Repeat the lines below exactly as they appear, but leave out the images.

=-=-=

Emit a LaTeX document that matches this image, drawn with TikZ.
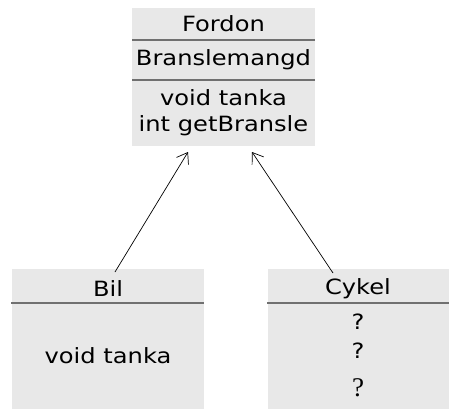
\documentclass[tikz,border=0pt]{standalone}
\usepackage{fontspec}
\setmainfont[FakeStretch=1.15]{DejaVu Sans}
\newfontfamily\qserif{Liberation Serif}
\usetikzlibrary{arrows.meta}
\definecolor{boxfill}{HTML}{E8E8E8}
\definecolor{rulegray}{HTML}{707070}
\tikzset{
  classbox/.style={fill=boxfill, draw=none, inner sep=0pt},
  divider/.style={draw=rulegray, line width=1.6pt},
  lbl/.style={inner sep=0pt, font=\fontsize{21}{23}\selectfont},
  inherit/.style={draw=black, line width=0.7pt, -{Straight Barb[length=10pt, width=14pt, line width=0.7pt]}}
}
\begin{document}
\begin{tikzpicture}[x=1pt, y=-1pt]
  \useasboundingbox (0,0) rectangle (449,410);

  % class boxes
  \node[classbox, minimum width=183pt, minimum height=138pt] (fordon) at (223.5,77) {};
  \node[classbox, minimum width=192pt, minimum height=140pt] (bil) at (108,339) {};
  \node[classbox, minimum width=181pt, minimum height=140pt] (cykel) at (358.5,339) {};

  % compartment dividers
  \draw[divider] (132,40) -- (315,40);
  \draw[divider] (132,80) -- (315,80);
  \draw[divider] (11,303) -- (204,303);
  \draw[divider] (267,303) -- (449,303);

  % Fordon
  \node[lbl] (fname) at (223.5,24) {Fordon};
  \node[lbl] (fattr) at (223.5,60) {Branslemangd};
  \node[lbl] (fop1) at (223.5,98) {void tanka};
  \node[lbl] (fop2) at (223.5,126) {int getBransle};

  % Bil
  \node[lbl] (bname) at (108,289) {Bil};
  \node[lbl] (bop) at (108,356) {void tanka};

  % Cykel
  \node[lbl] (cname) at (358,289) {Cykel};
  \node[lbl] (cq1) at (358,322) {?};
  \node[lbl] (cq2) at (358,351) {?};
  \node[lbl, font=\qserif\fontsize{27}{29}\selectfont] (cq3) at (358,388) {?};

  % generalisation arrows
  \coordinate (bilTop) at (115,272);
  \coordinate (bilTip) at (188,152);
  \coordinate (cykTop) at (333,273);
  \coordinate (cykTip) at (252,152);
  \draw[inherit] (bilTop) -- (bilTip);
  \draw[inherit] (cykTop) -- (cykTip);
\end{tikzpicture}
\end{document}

=-=-=

Solution for this problem:
Emit a LaTeX document that matches this image, drawn with TikZ.
\documentclass[tikz,border=0pt]{standalone}
\usepackage{fontspec}
\setmainfont[FakeStretch=1.15]{DejaVu Sans}
\newfontfamily\qserif{Liberation Serif}
\usetikzlibrary{arrows.meta}
\definecolor{boxfill}{HTML}{E8E8E8}
\definecolor{rulegray}{HTML}{707070}
\tikzset{
  classbox/.style={fill=boxfill, draw=none, inner sep=0pt},
  divider/.style={draw=rulegray, line width=1.6pt},
  lbl/.style={inner sep=0pt, font=\fontsize{21}{23}\selectfont},
  inherit/.style={draw=black, line width=0.7pt, -{Straight Barb[length=10pt, width=14pt, line width=0.7pt]}}
}
\begin{document}
\begin{tikzpicture}[x=1pt, y=-1pt]
  \useasboundingbox (0,0) rectangle (449,410);

  % class boxes
  \node[classbox, minimum width=183pt, minimum height=138pt] (fordon) at (223.5,77) {};
  \node[classbox, minimum width=192pt, minimum height=140pt] (bil) at (108,339) {};
  \node[classbox, minimum width=181pt, minimum height=140pt] (cykel) at (358.5,339) {};

  % compartment dividers
  \draw[divider] (132,40) -- (315,40);
  \draw[divider] (132,80) -- (315,80);
  \draw[divider] (11,303) -- (204,303);
  \draw[divider] (267,303) -- (449,303);

  % Fordon
  \node[lbl] (fname) at (223.5,24) {Fordon};
  \node[lbl] (fattr) at (223.5,60) {Branslemangd};
  \node[lbl] (fop1) at (223.5,98) {void tanka};
  \node[lbl] (fop2) at (223.5,126) {int getBransle};

  % Bil
  \node[lbl] (bname) at (108,289) {Bil};
  \node[lbl] (bop) at (108,356) {void tanka};

  % Cykel
  \node[lbl] (cname) at (358,289) {Cykel};
  \node[lbl] (cq1) at (358,322) {?};
  \node[lbl] (cq2) at (358,351) {?};
  \node[lbl, font=\qserif\fontsize{27}{29}\selectfont] (cq3) at (358,388) {?};

  % generalisation arrows
  \coordinate (bilTop) at (115,272);
  \coordinate (bilTip) at (188,152);
  \coordinate (cykTop) at (333,273);
  \coordinate (cykTip) at (252,152);
  \draw[inherit] (bilTop) -- (bilTip);
  \draw[inherit] (cykTop) -- (cykTip);
\end{tikzpicture}
\end{document}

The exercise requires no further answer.